Die fundamentalistischen Usbeken kämpften von 1992 bis 1997 an Seite oppositioneller islamischer Gruppen im Bürgerkrieg in Tadschikistan - einige von ihnen waren auch gegen die russische Armee in Tschetschenien im Einsatz. Zwei Jahre später erklärten sie Usbekistan den "Heiligen Krieg". Erklärtes Ziel der Gruppe: der Sturz von Präsident Karimow, die Kontrolle über das Fergana-Tal und die Schaffung eines Kalifats, eines islamisch-fundamentalistischen Staates.

Im Frühsommer 1999 drangen die Kämpfer der Islamischen Bewegung Usbekistan erstmals in das Land ein, besetzten Teile des Fergana-Tals und Gebiete im angrenzenden Kirgistan. Hochmotiviert, mit einer guten Ausrüstung und reichlich Geld aus dem Heroin-Handel aus Afghanistan ausgestattet, konnten die islamischen Kämpfer ihre Positionen ausbauen. Eine Serie von Anschlägen, bei dem 20 Menschen ums Leben kamen und 100 verletzt wurden, erschütterte das Land.

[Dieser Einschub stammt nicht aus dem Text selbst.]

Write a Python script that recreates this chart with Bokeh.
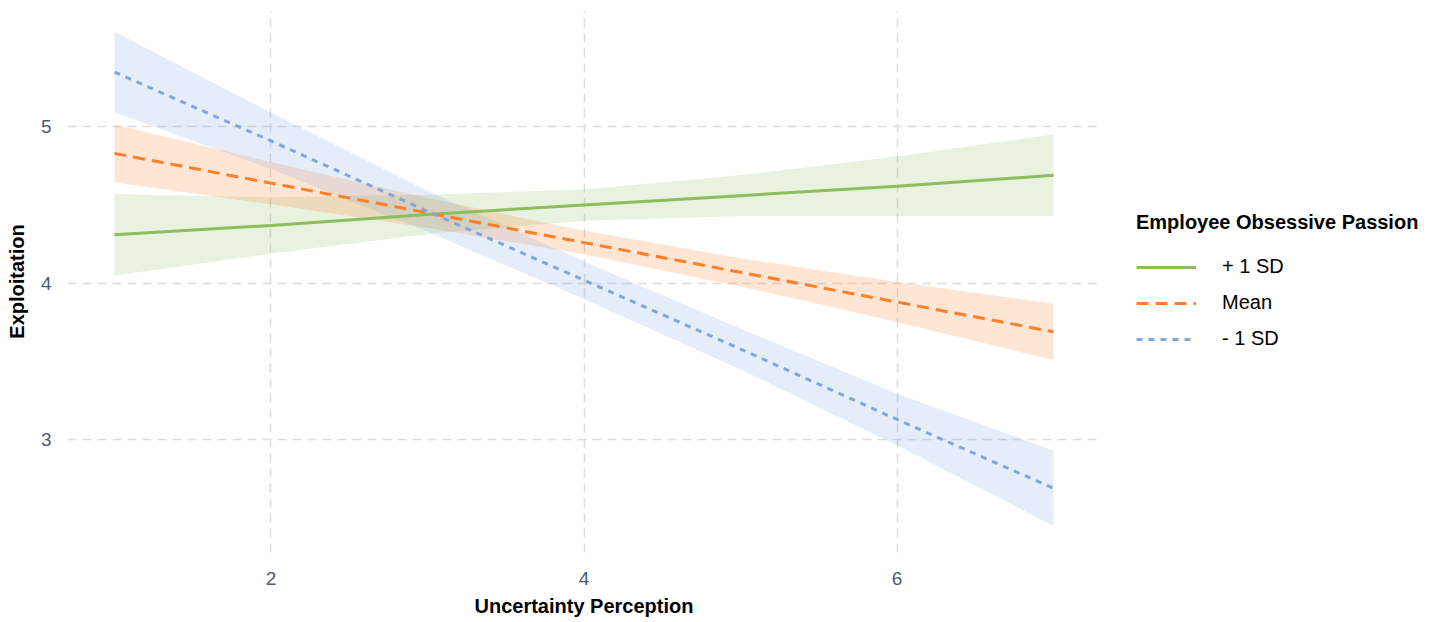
from bokeh.plotting import figure
from bokeh.models import Range1d, Legend, LegendItem, FixedTicker
from bokeh.embed import file_html
from bokeh.resources import INLINE

# ---- data ----
x_vals = [1, 2, 3, 4, 5, 6, 7]

plus_fit = [4.31, 4.37, 4.44, 4.50, 4.56, 4.62, 4.69]
plus_lo = [4.05, 4.19, 4.315, 4.40, 4.43, 4.43, 4.43]
plus_hi = [4.57, 4.55, 4.565, 4.60, 4.69, 4.81, 4.95]

mean_fit = [4.83, 4.64, 4.45, 4.26, 4.07, 3.88, 3.69]
mean_lo = [4.645, 4.505, 4.355, 4.185, 3.98, 3.752, 3.51]
mean_hi = [5.015, 4.775, 4.545, 4.335, 4.16, 4.008, 3.87]

minus_fit = [5.35, 4.91, 4.46, 4.02, 3.58, 3.13, 2.69]
minus_lo = [5.093, 4.73, 4.33, 3.90, 3.45, 2.965, 2.45]
minus_hi = [5.607, 5.09, 4.59, 4.14, 3.71, 3.295, 2.93]

series_labels = ["+ 1 SD", "Mean", "- 1 SD"]
x_ticks = [2, 4, 6]
y_ticks = [3, 4, 5]

colors = ["#8cbd5e", "#ff7f27", "#7fa7dd"]
dashes = ["solid", "12 7", "6 6"]

FONT = "Liberation Sans"

p = figure(frame_width=1033, frame_height=542, output_backend="svg", toolbar_location=None,
           x_range=Range1d(0.7, 7.3), y_range=Range1d(2.28, 5.743),
           min_border_left=67, min_border_right=0, min_border_top=10,
           min_border_bottom=68)
p.outline_line_color = None
p.background_fill_color = "white"

fits = [plus_fit, mean_fit, minus_fit]
los = [plus_lo, mean_lo, minus_lo]
his = [plus_hi, mean_hi, minus_hi]

for lo, hi, c in zip(los, his, colors):
    p.varea(x=x_vals, y1=lo, y2=hi, fill_color=c, fill_alpha=0.2)

renderers = []
for fit, c, d in zip(fits, colors, dashes):
    r = p.line(x=x_vals, y=fit, line_color=c, line_width=3, line_dash=d)
    renderers.append(r)

# axes
for ax in (p.xaxis[0], p.yaxis[0]):
    ax.axis_line_color = None
    ax.major_tick_line_color = None
    ax.minor_tick_line_color = None
    ax.major_tick_out = 0
    ax.major_tick_in = 0
    ax.major_label_text_font = FONT
    ax.major_label_text_font_size = "19px"
    ax.major_label_text_color = "#4a5a78"
    ax.axis_label_text_font = FONT
    ax.axis_label_text_font_style = "bold"
    ax.axis_label_text_font_size = "20px"
    ax.axis_label_text_color = "black"

p.xaxis.ticker = FixedTicker(ticks=x_ticks)
p.yaxis.ticker = FixedTicker(ticks=y_ticks)
p.xaxis.axis_label = "Uncertainty Perception"
p.yaxis.axis_label = "Exploitation"
p.xaxis.major_label_standoff = 19
p.xaxis.axis_label_standoff = 7
p.yaxis.major_label_standoff = 16
p.yaxis.axis_label_standoff = 10

p.xgrid.ticker = FixedTicker(ticks=x_ticks)
p.ygrid.ticker = FixedTicker(ticks=y_ticks)
for g in (p.xgrid[0], p.ygrid[0]):
    g.grid_line_color = "#dcdcdc"
    g.grid_line_width = 1.5
    g.grid_line_dash = "9 6"

items = [LegendItem(label=lab, renderers=[r]) for lab, r in zip(series_labels, renderers)]
legend = Legend(items=items, location=(36, 202), title="Employee Obsessive Passion",
                title_text_font=FONT, title_text_font_style="bold",
                title_text_font_size="20px", title_text_color="black",
                title_standoff=21,
                label_text_font=FONT, label_text_font_size="20px",
                label_text_color="black",
                glyph_width=60, glyph_height=20, label_height=20,
                label_standoff=26, spacing=13, padding=0, margin=0,
                border_line_alpha=0, background_fill_alpha=0)
p.add_layout(legend, "right")

open("out.html", "w").write(file_html(p, INLINE))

Ein Höhepunkt islamistischen Terrors war damals der missglückte Anschlag auf Präsident Karimow.

Neue Qualität des Terrors

Bei den neuesten Anschlägen fällt auf, dass sie an stark frequentierten Plätzen verübt wurden und offensichtlich Unschuldige treffen sollten: auf einem Markt, vor einem Geschäft und an Haltestellen. Neu in Usbekistan ist auch die Form des Selbstmord-Attentats, die bisher vor allem in Nahost und in letzter Zeit auch in Russland verbreitet war.

Obwohl Usbekistans Präsident Karimow am Montag (29.3.) in einer Fernsehansprache erklärte, es gebe Hinweise darauf, dass die Terrorakte bereits seit etwa sechs Monaten vorbereitet worden seien, wartete am Dienstag (30.3.) eine russische Zeitung mit einer anderen Theorie auf: Erst vor einigen Tagen wurde gemeldet, der einstige Taliban-Chef Mullah Omar sei bei einem Angriff der US-Armee in Afghanistan schwer verletzt worden. Da viele Kämpfer der usbekischen Extremisten aus Afghanistan heraus agierten, seien die Anschläge in Taschkent und Buchara die Rache für den Glaubensbruder gewesen.